## DATA

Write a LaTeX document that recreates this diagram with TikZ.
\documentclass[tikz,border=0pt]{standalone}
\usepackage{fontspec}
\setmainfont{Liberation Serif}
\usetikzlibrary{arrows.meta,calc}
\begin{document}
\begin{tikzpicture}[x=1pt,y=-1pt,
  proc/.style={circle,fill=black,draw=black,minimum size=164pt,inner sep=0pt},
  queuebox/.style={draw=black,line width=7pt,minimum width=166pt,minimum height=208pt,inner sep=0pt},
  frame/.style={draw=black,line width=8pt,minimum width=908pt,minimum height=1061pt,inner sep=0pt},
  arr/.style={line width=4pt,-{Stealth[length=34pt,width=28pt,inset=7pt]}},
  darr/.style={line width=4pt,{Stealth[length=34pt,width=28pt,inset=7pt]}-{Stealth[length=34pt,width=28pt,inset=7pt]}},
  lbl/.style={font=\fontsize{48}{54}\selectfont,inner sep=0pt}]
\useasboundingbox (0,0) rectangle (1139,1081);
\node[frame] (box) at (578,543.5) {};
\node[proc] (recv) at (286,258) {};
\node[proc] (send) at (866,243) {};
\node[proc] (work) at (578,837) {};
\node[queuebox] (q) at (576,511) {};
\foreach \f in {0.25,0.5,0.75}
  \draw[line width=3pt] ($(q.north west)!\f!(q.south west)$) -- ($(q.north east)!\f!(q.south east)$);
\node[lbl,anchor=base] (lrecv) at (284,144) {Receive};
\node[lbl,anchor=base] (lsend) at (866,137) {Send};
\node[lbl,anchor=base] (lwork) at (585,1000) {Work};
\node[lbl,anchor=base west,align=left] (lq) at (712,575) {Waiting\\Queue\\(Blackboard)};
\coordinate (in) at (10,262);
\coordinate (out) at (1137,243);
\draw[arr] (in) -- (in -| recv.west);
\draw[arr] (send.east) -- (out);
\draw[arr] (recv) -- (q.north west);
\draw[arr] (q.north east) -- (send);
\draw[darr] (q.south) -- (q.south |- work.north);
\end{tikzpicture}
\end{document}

## GIVEN TASK
Give the material above again, word for word.

## TASK ANSWER
Write a LaTeX document that recreates this diagram with TikZ.
\documentclass[tikz,border=0pt]{standalone}
\usepackage{fontspec}
\setmainfont{Liberation Serif}
\usetikzlibrary{arrows.meta,calc}
\begin{document}
\begin{tikzpicture}[x=1pt,y=-1pt,
  proc/.style={circle,fill=black,draw=black,minimum size=164pt,inner sep=0pt},
  queuebox/.style={draw=black,line width=7pt,minimum width=166pt,minimum height=208pt,inner sep=0pt},
  frame/.style={draw=black,line width=8pt,minimum width=908pt,minimum height=1061pt,inner sep=0pt},
  arr/.style={line width=4pt,-{Stealth[length=34pt,width=28pt,inset=7pt]}},
  darr/.style={line width=4pt,{Stealth[length=34pt,width=28pt,inset=7pt]}-{Stealth[length=34pt,width=28pt,inset=7pt]}},
  lbl/.style={font=\fontsize{48}{54}\selectfont,inner sep=0pt}]
\useasboundingbox (0,0) rectangle (1139,1081);
\node[frame] (box) at (578,543.5) {};
\node[proc] (recv) at (286,258) {};
\node[proc] (send) at (866,243) {};
\node[proc] (work) at (578,837) {};
\node[queuebox] (q) at (576,511) {};
\foreach \f in {0.25,0.5,0.75}
  \draw[line width=3pt] ($(q.north west)!\f!(q.south west)$) -- ($(q.north east)!\f!(q.south east)$);
\node[lbl,anchor=base] (lrecv) at (284,144) {Receive};
\node[lbl,anchor=base] (lsend) at (866,137) {Send};
\node[lbl,anchor=base] (lwork) at (585,1000) {Work};
\node[lbl,anchor=base west,align=left] (lq) at (712,575) {Waiting\\Queue\\(Blackboard)};
\coordinate (in) at (10,262);
\coordinate (out) at (1137,243);
\draw[arr] (in) -- (in -| recv.west);
\draw[arr] (send.east) -- (out);
\draw[arr] (recv) -- (q.north west);
\draw[arr] (q.north east) -- (send);
\draw[darr] (q.south) -- (q.south |- work.north);
\end{tikzpicture}
\end{document}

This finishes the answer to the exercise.